On passing electric current of one ampere for 16 min and 5 sec through one litre solution of `CuCl_(2)` , all copper of solution was deposited at cathode. The normality of `CuCl_(2)` solution was:

To solve the problem, we will use Faraday's first law of electrolysis, which states that the amount of substance deposited at an electrode is directly proportional to the quantity of electric charge passed through the electrolyte. ### Step-by-Step Solution: 1. **Calculate the Total Charge (Q)**: The total charge (Q) can be calculated using the formula: \[ Q = I \times t \] where \(I\) is the current in amperes and \(t\) is the time in seconds.
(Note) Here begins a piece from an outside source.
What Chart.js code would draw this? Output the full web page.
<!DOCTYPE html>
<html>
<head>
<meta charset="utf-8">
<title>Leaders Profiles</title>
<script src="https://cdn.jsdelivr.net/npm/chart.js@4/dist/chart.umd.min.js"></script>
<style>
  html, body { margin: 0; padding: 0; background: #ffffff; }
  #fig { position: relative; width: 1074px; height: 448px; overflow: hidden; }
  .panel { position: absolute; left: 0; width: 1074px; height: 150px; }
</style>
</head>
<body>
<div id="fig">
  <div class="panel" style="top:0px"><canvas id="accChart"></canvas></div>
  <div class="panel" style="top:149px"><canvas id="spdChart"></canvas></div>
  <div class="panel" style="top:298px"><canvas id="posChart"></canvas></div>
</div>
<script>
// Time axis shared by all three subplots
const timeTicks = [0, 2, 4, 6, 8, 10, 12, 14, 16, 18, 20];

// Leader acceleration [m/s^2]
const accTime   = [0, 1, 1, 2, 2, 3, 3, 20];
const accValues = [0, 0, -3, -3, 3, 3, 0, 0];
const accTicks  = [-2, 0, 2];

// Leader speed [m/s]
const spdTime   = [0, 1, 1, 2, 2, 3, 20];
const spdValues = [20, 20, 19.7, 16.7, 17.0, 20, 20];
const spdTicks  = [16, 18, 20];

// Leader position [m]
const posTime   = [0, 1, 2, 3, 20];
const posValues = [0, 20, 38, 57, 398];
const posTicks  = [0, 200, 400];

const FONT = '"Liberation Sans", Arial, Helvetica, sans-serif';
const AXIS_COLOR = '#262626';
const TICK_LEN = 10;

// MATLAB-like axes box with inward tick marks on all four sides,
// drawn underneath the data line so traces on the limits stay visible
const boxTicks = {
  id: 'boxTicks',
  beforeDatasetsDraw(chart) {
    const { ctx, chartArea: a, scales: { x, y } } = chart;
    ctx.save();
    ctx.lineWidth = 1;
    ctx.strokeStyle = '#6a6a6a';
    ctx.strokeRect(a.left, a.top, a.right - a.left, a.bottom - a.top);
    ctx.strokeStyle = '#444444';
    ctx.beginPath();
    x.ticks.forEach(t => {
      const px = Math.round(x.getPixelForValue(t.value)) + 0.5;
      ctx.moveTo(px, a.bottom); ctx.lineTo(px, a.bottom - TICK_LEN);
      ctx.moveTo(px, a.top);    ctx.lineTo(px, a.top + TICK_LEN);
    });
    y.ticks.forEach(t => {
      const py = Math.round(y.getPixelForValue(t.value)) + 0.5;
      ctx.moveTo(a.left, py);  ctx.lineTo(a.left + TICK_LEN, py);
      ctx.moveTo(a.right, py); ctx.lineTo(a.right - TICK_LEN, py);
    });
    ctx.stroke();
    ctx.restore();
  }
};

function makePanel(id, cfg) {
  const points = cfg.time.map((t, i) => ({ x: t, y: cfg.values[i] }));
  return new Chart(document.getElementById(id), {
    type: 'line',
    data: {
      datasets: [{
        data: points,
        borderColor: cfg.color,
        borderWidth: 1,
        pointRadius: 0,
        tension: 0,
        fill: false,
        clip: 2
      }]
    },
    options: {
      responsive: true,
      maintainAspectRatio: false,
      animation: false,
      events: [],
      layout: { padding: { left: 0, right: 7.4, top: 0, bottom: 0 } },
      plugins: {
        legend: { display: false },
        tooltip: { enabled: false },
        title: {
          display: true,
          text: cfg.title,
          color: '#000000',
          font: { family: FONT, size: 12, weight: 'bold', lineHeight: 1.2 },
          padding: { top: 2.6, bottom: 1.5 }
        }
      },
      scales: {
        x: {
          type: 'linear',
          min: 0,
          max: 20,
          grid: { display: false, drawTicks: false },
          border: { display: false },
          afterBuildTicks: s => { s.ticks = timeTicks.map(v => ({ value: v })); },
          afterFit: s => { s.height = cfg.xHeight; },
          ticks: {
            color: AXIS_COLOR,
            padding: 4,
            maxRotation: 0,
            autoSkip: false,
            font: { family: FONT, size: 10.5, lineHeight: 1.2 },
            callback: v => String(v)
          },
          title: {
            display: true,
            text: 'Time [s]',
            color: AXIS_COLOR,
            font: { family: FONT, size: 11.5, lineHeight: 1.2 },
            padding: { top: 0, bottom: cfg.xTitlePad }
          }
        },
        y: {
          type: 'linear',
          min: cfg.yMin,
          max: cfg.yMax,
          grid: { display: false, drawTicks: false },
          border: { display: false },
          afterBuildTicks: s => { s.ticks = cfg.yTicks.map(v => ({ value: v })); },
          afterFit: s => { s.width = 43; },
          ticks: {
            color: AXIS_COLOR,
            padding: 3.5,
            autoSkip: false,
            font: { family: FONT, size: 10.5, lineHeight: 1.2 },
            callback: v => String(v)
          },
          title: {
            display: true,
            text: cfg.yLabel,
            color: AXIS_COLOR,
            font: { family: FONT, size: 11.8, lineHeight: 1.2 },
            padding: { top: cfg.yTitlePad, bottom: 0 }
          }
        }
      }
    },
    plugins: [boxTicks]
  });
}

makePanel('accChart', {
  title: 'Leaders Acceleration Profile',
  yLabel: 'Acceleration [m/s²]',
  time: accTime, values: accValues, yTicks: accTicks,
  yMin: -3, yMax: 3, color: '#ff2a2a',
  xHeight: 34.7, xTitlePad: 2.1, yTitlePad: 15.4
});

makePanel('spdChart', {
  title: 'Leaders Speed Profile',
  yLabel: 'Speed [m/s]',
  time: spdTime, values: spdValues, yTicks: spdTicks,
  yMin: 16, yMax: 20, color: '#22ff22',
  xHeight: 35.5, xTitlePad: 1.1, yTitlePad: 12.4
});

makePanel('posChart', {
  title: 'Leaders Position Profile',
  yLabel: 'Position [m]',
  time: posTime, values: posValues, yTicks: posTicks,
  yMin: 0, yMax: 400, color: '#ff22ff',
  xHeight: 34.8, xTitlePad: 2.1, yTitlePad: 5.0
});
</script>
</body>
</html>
Given: - Current \(I = 1 \, \text{A}\) - Time \(t = 16 \, \text{min} \, 5 \, \text{sec} = (16 \times 60) + 5 = 965 \, \text{sec}\) Now, substituting the values: \[ Q = 1 \, \text{A} \times 965 \, \text{sec} = 965 \, \text{C} \] 2. **Calculate the Number of Equivalents of Copper Deposited**: Using Faraday's first law: \[ \frac{W}{E} = \frac{Q}{96500} \] where \(W\) is the weight of copper deposited and \(E\) is the equivalent weight of copper. The equivalent weight of copper (Cu) is given by: \[ E = \frac{M}{n} \] where \(M\) is the molar mass of copper (approximately 63.5 g/mol) and \(n\) is the number of electrons transferred per atom of copper (which is 2 for Cu²⁺). Thus: \[ E = \frac{63.5}{2} = 31.75 \, \text{g/equiv} \] 3. **Substituting Values to Find W**: Now substituting the values into the equation: \[ \frac{W}{31.75} = \frac{965}{96500} \] Rearranging gives: \[ W = 31.75 \times \frac{965}{96500} \] Simplifying: \[ W = 31.75 \times 0.01 = 0.3175 \, \text{g} \] 4. **Calculate the Normality of CuCl₂ Solution**: Normality (N) is defined as the number of equivalents of solute per liter of solution. Since we have calculated the weight of copper deposited, we can find the number of equivalents: \[ \text{Number of equivalents} = \frac{W}{E} = \frac{0.3175}{31.75} = 0.01 \, \text{equiv} \] Since the volume of the solution is 1 liter, the normality (N) is: \[ N = \text{Number of equivalents} = 0.01 \, \text{N} \] Thus, the normality of the CuCl₂ solution is **0.01 N**.